Water injection is one of the methods for maximizing oil production and improving oil recovery by way of maintaining reservoir pressure. It entails injection of water in sufficient quantities with acceptable quality into the appropriate zones of the reservoir in a cost efficient manner. Treated water is transmitted from treatment to well generally through carbon steel pipelines; as there are flexible pipelines, internally coated pipelines being used for water injection also. And this paper is solely for carbon steel pipelines. The corrosion of these water injection pipelines is a major issue for the Oil & Gas industry with a view to preserve the reservoir permeability and integrity of the pipelines.
A few case studies pertaining to failure of API 5L carbon steel subsea water injection pipelines with their root cause analysis are presented in this paper. In order to identify the cause and mechanism of failure, detailed laboratory and analytical investigations were carried out with a view to characterize the material property as well as to evaluate the corrosivity of operating environment. Studies like visual inspection, non destructive testing, corrosion product analysis, elemental compositional analysis, metallographic investigations, inclusion content test, hardness testing, tensile strength studies, impact test, stereomicrscopy, scanning electron microscopic (SEM) coupled with energy dispersive spectroscopy (EDS) studies, have been carried out. Process parameters, operating & maintenance practices, chemical treatment program with quality parameters etc. have also been critically examined.

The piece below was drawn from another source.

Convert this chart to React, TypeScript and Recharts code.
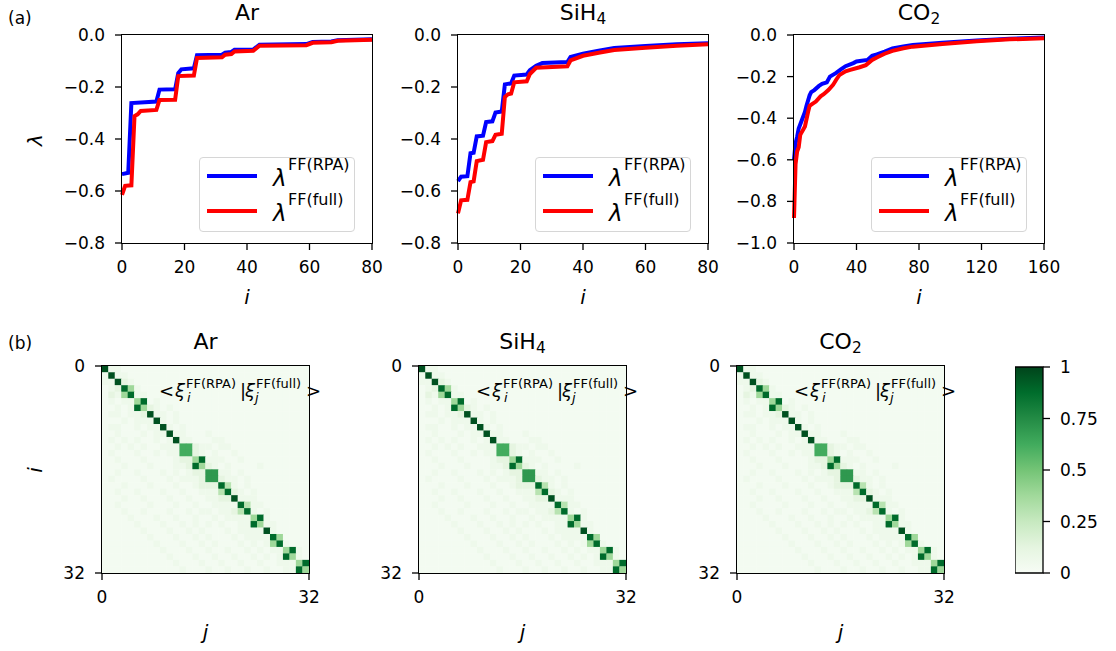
import React from 'react';
import { LineChart, Line, XAxis, YAxis, ScatterChart, Scatter, BarChart, Bar } from 'recharts';

const FONT = '"DejaVu Sans", "Liberation Sans", sans-serif';

// (a) eigenvalue curves, [i, lambda] breakpoints
const AR_RPA: [number, number][] = [
  [0, -0.535], [2, -0.53], [3, -0.262], [11, -0.256], [12, -0.21], [17, -0.209], [18, -0.147],
  [19, -0.132], [23, -0.128], [24, -0.078], [32, -0.076], [33, -0.068], [35, -0.065], [36, -0.057],
  [42, -0.056], [44, -0.037], [59, -0.035], [61, -0.027], [67, -0.025], [69, -0.02], [80, -0.016],
];
const AR_FULL: [number, number][] = [
  [0, -0.615], [1, -0.58], [3, -0.578], [4, -0.312], [5, -0.305], [6, -0.292], [11, -0.288],
  [12, -0.25], [17, -0.249], [18, -0.158], [23, -0.156], [24, -0.088], [32, -0.086], [33, -0.076],
  [35, -0.073], [36, -0.063], [42, -0.061], [44, -0.041], [59, -0.039], [61, -0.03], [67, -0.028],
  [69, -0.022], [80, -0.018],
];
const SIH4_RPA: [number, number][] = [
  [0, -0.562], [1, -0.545], [3, -0.543], [4, -0.455], [5, -0.453], [6, -0.39], [8, -0.387],
  [9, -0.335], [11, -0.332], [12, -0.298], [14, -0.294], [15, -0.19], [17, -0.186], [18, -0.156],
  [22, -0.152], [23, -0.135], [25, -0.118], [27, -0.108], [35, -0.104], [36, -0.085], [40, -0.072],
  [45, -0.06], [50, -0.05], [60, -0.042], [70, -0.036], [80, -0.032],
];
const SIH4_FULL: [number, number][] = [
  [0, -0.686], [1, -0.636], [3, -0.634], [4, -0.566], [5, -0.563], [6, -0.485], [8, -0.48],
  [9, -0.412], [11, -0.408], [12, -0.384], [14, -0.38], [15, -0.238], [16, -0.228], [17, -0.225],
  [18, -0.182], [22, -0.178], [23, -0.15], [25, -0.126], [35, -0.12], [36, -0.098], [40, -0.08],
  [45, -0.068], [50, -0.058], [60, -0.049], [70, -0.041], [80, -0.036],
];
const CO2_RPA: [number, number][] = [
  [0, -0.6], [1, -0.52], [2, -0.49], [3, -0.45], [5, -0.41], [7, -0.37], [8, -0.34], [10, -0.29],
  [11, -0.275], [13, -0.265], [16, -0.245], [18, -0.235], [21, -0.228], [23, -0.2], [27, -0.182],
  [30, -0.165], [33, -0.15], [38, -0.135], [40, -0.127], [47, -0.12], [50, -0.1], [53, -0.093],
  [58, -0.08], [63, -0.065], [70, -0.055], [76, -0.048], [95, -0.037], [117, -0.027], [138, -0.018],
  [160, -0.012],
];
const CO2_FULL: [number, number][] = [
  [0, -0.88], [1, -0.62], [2, -0.56], [3, -0.54], [4, -0.48], [7, -0.44], [9, -0.37], [10, -0.34],
  [12, -0.33], [14, -0.32], [17, -0.295], [19, -0.285], [22, -0.265], [25, -0.24], [27, -0.215],
  [29, -0.193], [33, -0.175], [36, -0.168], [42, -0.155], [46, -0.145], [50, -0.12], [53, -0.108],
  [58, -0.09], [63, -0.076], [70, -0.064], [76, -0.056], [95, -0.043], [117, -0.03], [138, -0.021],
  [160, -0.016],
];

const X_TICKS_80 = [0, 20, 40, 60, 80];
const X_TICKS_160 = [0, 40, 80, 120, 160];
const Y_TICKS_08 = [-0.8, -0.6, -0.4, -0.2, 0];
const Y_TICKS_10 = [-1, -0.8, -0.6, -0.4, -0.2, 0];

// (b) overlap matrix, one char per cell (level code), rows i = 0..31
const HEAT_ROWS = [
  '91100000 00000000 00000000 00000000',
  '19110000 00000000 00000000 00000000',
  '11921000 00000000 00000000 00000000',
  '01284100 00000000 00000000 00000000',
  '02148110 00000000 00000000 00000000',
  '01011480 10000000 00000000 00000000',
  '00101842 10100000 00000000 00000000',
  '01101129 11010000 00000000 00000000',
  '00010111 91010000 00000000 00000000',
  '01100101 19101000 00000000 00000000',
  '00100010 11911000 10000000 00000000',
  '01010100 10191100 01100000 00000000',
  '00101010 01116621 10110000 00000000',
  '01000100 10116621 01001000 00000000',
  '00100010 00012248 11100100 00000000',
  '00010001 00011284 21010000 10000000',
  '00100100 01010122 77110100 00000000',
  '01000010 00101112 77211010 00000000',
  '00010001 00010012 22831010 00000000',
  '00100100 01001001 11382101 00000000',
  '00010010 00100100 11229111 00000000',
  '00100001 00010010 01111831 10000000',
  '00010010 00100101 10112381 01000000',
  '00001000 10010010 01011114 81000000',
  '00000100 01001010 10100118 41100000',
  '00000010 00100101 00010111 19100000',
  '00000001 00010010 10001011 11840000',
  '00000000 10001001 01000101 01481000',
  '00000000 01000100 10010010 10114810',
  '00000000 00100010 01001001 01018410',
  '00000000 00010001 00100100 10011148',
  '00000000 00001000 10010010 01001184',
];
const LEVELS: Record<string, number> = {
  '0': 0.025, '1': 0.06, '2': 0.12, '3': 0.3, '4': 0.38, '5': 0.5, '6': 0.62, '7': 0.7, '8': 0.88, '9': 0.96,
};
const HEAT_TICKS = [0, 32];
const CB_TICKS = [0, 0.25, 0.5, 0.75, 1];
const GREENS = ['#f7fcf5', '#e5f5e0', '#c7e9c0', '#a1d99b', '#74c476', '#41ab5d', '#238b45', '#006d2c', '#00441b'];

// layout
const PT = 35, PH = 208, PW = 250, YW = 62, MT = 12, MR = 26, XH = 40;
const HT = 366, HS = 207, HYW = 45, HMT = 12, HMR = 22;

const toPts = (arr: [number, number][]) => arr.map(([i, v]) => ({ i, v }));
const fmtTick = (v: number) => (v === 0 ? '0.0' : v.toFixed(1).replace('-', '\u2212'));

const hexRgb = (h: string) => [1, 3, 5].map((k) => parseInt(h.slice(k, k + 2), 16));
const greens = (v: number) => {
  const t = Math.max(0, Math.min(1, v)) * (GREENS.length - 1);
  const k = Math.min(Math.floor(t), GREENS.length - 2);
  const f = t - k;
  const a = hexRgb(GREENS[k]);
  const b = hexRgb(GREENS[k + 1]);
  const c = a.map((x, n) => Math.round(x + (b[n] - x) * f));
  return `rgb(${c[0]},${c[1]},${c[2]})`;
};

const buildCells = (rows: string[]) => {
  const out: { x: number; y: number; v: number }[] = [];
  rows.forEach((r, i) => {
    const s = r.replace(/ /g, '').padEnd(32, '0');
    for (let j = 0; j < 32; j++) out.push({ x: j + 0.5, y: i + 0.5, v: LEVELS[s[j]] ?? 0.025 });
  });
  return out;
};
const CELLS = buildCells(HEAT_ROWS);

const tickStyle = { fill: '#000', fontSize: 17, fontFamily: FONT };
const tickLineStyle = { stroke: '#000', strokeWidth: 1.3 };

function Txt({ x, y, size, italic, center, children }: any) {
  return (
    <div
      style={{
        position: 'absolute', left: x, top: y - 0.846 * size, fontSize: size, lineHeight: 1,
        fontFamily: FONT, fontStyle: italic ? 'italic' : 'normal', whiteSpace: 'nowrap', color: '#000',
        transform: center ? 'translateX(-50%)' : undefined,
      }}
    >
      {children}
    </div>
  );
}

function CLabel({ cx, cy, size, rotate, children }: any) {
  return (
    <div
      style={{
        position: 'absolute', left: cx, top: cy, fontSize: size, lineHeight: 1, fontFamily: FONT,
        fontStyle: 'italic', color: '#000', whiteSpace: 'nowrap',
        transform: `translate(-50%, -50%)${rotate ? ' rotate(-90deg)' : ''}`,
      }}
    >
      {children}
    </div>
  );
}

function Frame({ left, top, w, h }: any) {
  return (
    <div
      style={{
        position: 'absolute', left: left - 0.65, top: top - 0.65, width: w + 1.3, height: h + 1.3,
        border: '1.3px solid #000', boxSizing: 'border-box', pointerEvents: 'none',
      }}
    />
  );
}

function LegendBox({ left, top }: any) {
  const row = (dy: number, color: string, sup: string) => (
    <>
      <div style={{ position: 'absolute', left: 7, top: dy - 2, width: 50, height: 4, background: color }} />
      <Txt x={73} y={dy + 10} size={23} italic>λ</Txt>
      <Txt x={88} y={dy - 5} size={16}>{sup}</Txt>
    </>
  );
  return (
    <div
      style={{
        position: 'absolute', left, top, width: 156, height: 75, border: '1.3px solid #d6d6d6',
        borderRadius: 4, background: 'rgba(255,255,255,0.85)', boxSizing: 'border-box',
      }}
    >
      {row(18, '#0000ff', 'FF(RPA)')}
      {row(53, '#ff0000', 'FF(full)')}
    </div>
  );
}

function LinePanel({ plotLeft, rpa, full, xMax, xTicks, yMin, yTicks }: any) {
  return (
    <>
      <div style={{ position: 'absolute', left: plotLeft - YW, top: PT - MT }}>
        <LineChart width={YW + PW + MR} height={MT + PH + XH} margin={{ top: MT, right: MR, left: 0, bottom: 0 }}>
          <XAxis
            type="number" dataKey="i" domain={[0, xMax]} ticks={xTicks} height={XH} interval={0}
            axisLine={false} tickLine={tickLineStyle} tickSize={7} tickMargin={11} tick={tickStyle}
          />
          <YAxis
            type="number" domain={[yMin, 0]} ticks={yTicks} width={YW} tickFormatter={fmtTick} interval={0}
            axisLine={false} tickLine={tickLineStyle} tickSize={7} tickMargin={10} tick={tickStyle}
          />
          <Line data={toPts(rpa)} dataKey="v" type="linear" stroke="#0000ff" strokeWidth={4} dot={false} isAnimationActive={false} />
          <Line data={toPts(full)} dataKey="v" type="linear" stroke="#ff0000" strokeWidth={4} dot={false} isAnimationActive={false} />
        </LineChart>
      </div>
      <Frame left={plotLeft} top={PT} w={PW} h={PH} />
      <LegendBox left={plotLeft + 77} top={PT + 122} />
    </>
  );
}

const CELL = HS / 32;
const renderCell = (p: any) => (
  <rect
    x={p.cx - CELL / 2 - 0.2} y={p.cy - CELL / 2 - 0.2} width={CELL + 0.4} height={CELL + 0.4}
    fill={greens(p.payload.v)} stroke="none"
  />
);

function HeatPanel({ plotLeft, cells }: any) {
  return (
    <>
      <div style={{ position: 'absolute', left: plotLeft - HYW, top: HT - HMT }}>
        <ScatterChart width={HYW + HS + HMR} height={HMT + HS + XH} margin={{ top: HMT, right: HMR, left: 0, bottom: 0 }}>
          <XAxis
            type="number" dataKey="x" domain={[0, 32]} ticks={HEAT_TICKS} height={XH} interval={0}
            axisLine={false} tickLine={tickLineStyle} tickSize={7} tickMargin={11} tick={tickStyle}
          />
          <YAxis
            type="number" dataKey="y" domain={[0, 32]} ticks={HEAT_TICKS} reversed width={HYW} interval={0}
            axisLine={false} tickLine={tickLineStyle} tickSize={7} tickMargin={10} tick={tickStyle}
          />
          <Scatter data={cells} shape={renderCell} isAnimationActive={false} />
        </ScatterChart>
      </div>
      <Frame left={plotLeft} top={HT} w={HS} h={HS} />
      <Txt x={plotLeft + 57} y={HT + 31} size={18}>&lt;</Txt>
      <Txt x={plotLeft + 73} y={HT + 31} size={18} italic>ξ</Txt>
      <Txt x={plotLeft + 84} y={HT + 22} size={13}>FF(RPA)</Txt>
      <Txt x={plotLeft + 85} y={HT + 36} size={13} italic>i</Txt>
      <Txt x={plotLeft + 138} y={HT + 31} size={18}>|</Txt>
      <Txt x={plotLeft + 143} y={HT + 31} size={18} italic>ξ</Txt>
      <Txt x={plotLeft + 154} y={HT + 22} size={13}>FF(full)</Txt>
      <Txt x={plotLeft + 153} y={HT + 36} size={13} italic>j</Txt>
      <Txt x={plotLeft + 204} y={HT + 31} size={18}>&gt;</Txt>
    </>
  );
}

function ColorBar() {
  const left = 1015, top = 367, w = 28, h = 206;
  return (
    <div style={{ position: 'absolute', left, top: top - 12 }}>
      <BarChart width={w + 70} height={h + 24} data={[{ k: 'cb', v: 1 }]} margin={{ top: 12, right: 0, left: 0, bottom: 12 }} barCategoryGap={0} barGap={0}>
        <defs>
          <linearGradient id="cbGrad" x1="0" y1="1" x2="0" y2="0">
            {GREENS.map((c, n) => (
              <stop key={n} offset={`${(n / (GREENS.length - 1)) * 100}%`} stopColor={c} />
            ))}
          </linearGradient>
        </defs>
        <XAxis dataKey="k" hide />
        <YAxis
          orientation="right" type="number" domain={[0, 1]} ticks={CB_TICKS} width={70} interval={0}
          axisLine={false} tickLine={tickLineStyle} tickSize={7} tickMargin={10} tick={{ ...tickStyle, textAnchor: 'start' }}
        />
        <Bar dataKey="v" fill="url(#cbGrad)" stroke="#000" strokeWidth={1.3} isAnimationActive={false} />
      </BarChart>
    </div>
  );
}

const TOP_LEFTS = [122, 458, 794];
const HEAT_LEFTS = [102, 419, 737];

export default function App() {
  const sub = (t: string) => <span style={{ fontSize: '0.7em', position: 'relative', top: '0.25em' }}>{t}</span>;
  const titles = [<>Ar</>, <>SiH{sub('4')}</>, <>CO{sub('2')}</>];
  return (
    <div style={{ position: 'absolute', left: 0, top: 0, width: 1116, height: 651, background: '#fff', fontFamily: FONT, overflow: 'hidden' }}>
      <Txt x={8} y={24} size={17}>(a)</Txt>
      <Txt x={8} y={349} size={17}>(b)</Txt>

      <LinePanel plotLeft={TOP_LEFTS[0]} rpa={AR_RPA} full={AR_FULL} xMax={80} xTicks={X_TICKS_80} yMin={-0.8} yTicks={Y_TICKS_08} />
      <LinePanel plotLeft={TOP_LEFTS[1]} rpa={SIH4_RPA} full={SIH4_FULL} xMax={80} xTicks={X_TICKS_80} yMin={-0.8} yTicks={Y_TICKS_08} />
      <LinePanel plotLeft={TOP_LEFTS[2]} rpa={CO2_RPA} full={CO2_FULL} xMax={160} xTicks={X_TICKS_160} yMin={-1} yTicks={Y_TICKS_10} />

      {TOP_LEFTS.map((l, n) => (
        <Txt key={'tt' + n} x={l + PW / 2} y={21} size={22} center>{titles[n]}</Txt>
      ))}
      {TOP_LEFTS.map((l, n) => (
        <CLabel key={'ti' + n} cx={l + PW / 2} cy={297} size={20}>i</CLabel>
      ))}
      <CLabel cx={35} cy={140} size={20} rotate>λ</CLabel>

      {HEAT_LEFTS.map((l, n) => (
        <HeatPanel key={'hp' + n} plotLeft={l} cells={CELLS} />
      ))}
      {HEAT_LEFTS.map((l, n) => (
        <Txt key={'ht' + n} x={l + HS / 2} y={350} size={22} center>{titles[n]}</Txt>
      ))}
      {HEAT_LEFTS.map((l, n) => (
        <CLabel key={'hj' + n} cx={l + HS / 2} cy={632} size={20}>j</CLabel>
      ))}
      <CLabel cx={35} cy={470} size={20} rotate>i</CLabel>

      <ColorBar />
    </div>
  );
}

Pipeline material was found to conform to the specification API 5L. The analysis showed that the most probable cause of the failure of the pipeline was under-deposit/grooving corrosion, which started with oxygen and Microbiologically Influenced Corrosion due to Sulphate Reducing Bacteria and was subsequently supported by very low flow velocities in those pipelines. The stagnant water and the formation of thick deposit consisting of corrosion product, sludge or suspended solids and biomass as a result of proliferation of bacterial colonies were the conditions for attack to set off. Galvanic corrosion further accelerated the metal loss process as grooving/channeling resulting into failure at 6 O'clock position. Presence of large number of inclusions in some of pipeline materials was an additional cause of accelerated corrosion process.
On the basis of root cause failure analysis, the major integrity threats to the water injection pipelines resulting from process control were identified. Accordingly, preventive and remedial measures essential for preserving integrity of water injection pipelines have been suggested. Implementation of good operating and maintenance practices, robust quality control measures, continuous monitoring of corrosion trends, prompt corrective actions are the key requisites to abate failures due corrosion.